The origin of the contemporary debate between Kantian ethics and virtue ethics can be traced back to G.E.M. Anscombe's 1958 essay, “Modern Moral Philosophy,” which revived interest in virtue ethics in contemporary philosophy and challenged the way modern moral philosophy, including Kantian philosophy, was done, especially in contrast with Aristotle's classical version. But it was only later, in the late 1970s and early 1980s, that discussion between virtue ethicists and Kantian ethicists really picked up.
The Kantian ethics with which virtue ethics then clashed was one that had been defined and defended largely in contrast with utilitarianism. Where utilitarianism had struggled to provide an adequate account of individual rights, Kantian ethics provided a staunch defense. Kantians, most influential among them John Rawls, rested this defense largely on the lessons of Kant's Grounding of the Metaphysics of Morals.

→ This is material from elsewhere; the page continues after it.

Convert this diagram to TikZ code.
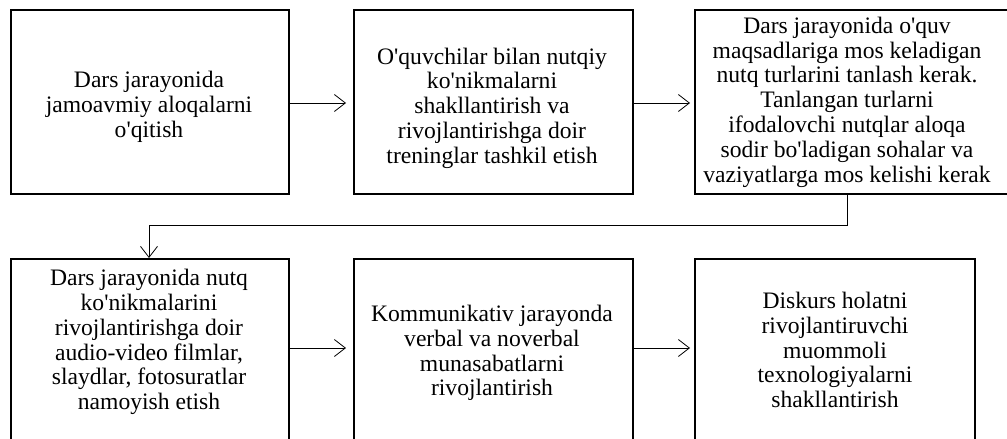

As the title of the Grounding makes clear, Kant intended for this work to provide the foundation for a “metaphysics of morals,” i.e. the foundation for an ethics grounded a priori, in pure reason, not a posteriori, in experience. And Kant believed that he accomplished this by clarifying the nature of the moral law, or the “categorical imperative.” But all too often, Kant's defenders and detractors alike took this foundation for Kant's ethics as a whole, focusing their attention narrowly on the categorical imperative, even more narrowly on one particular version of this law, the “formula of universal law,” and on Kant's views on how we should apply this version of the law to our subjective principles of action, or “maxims.”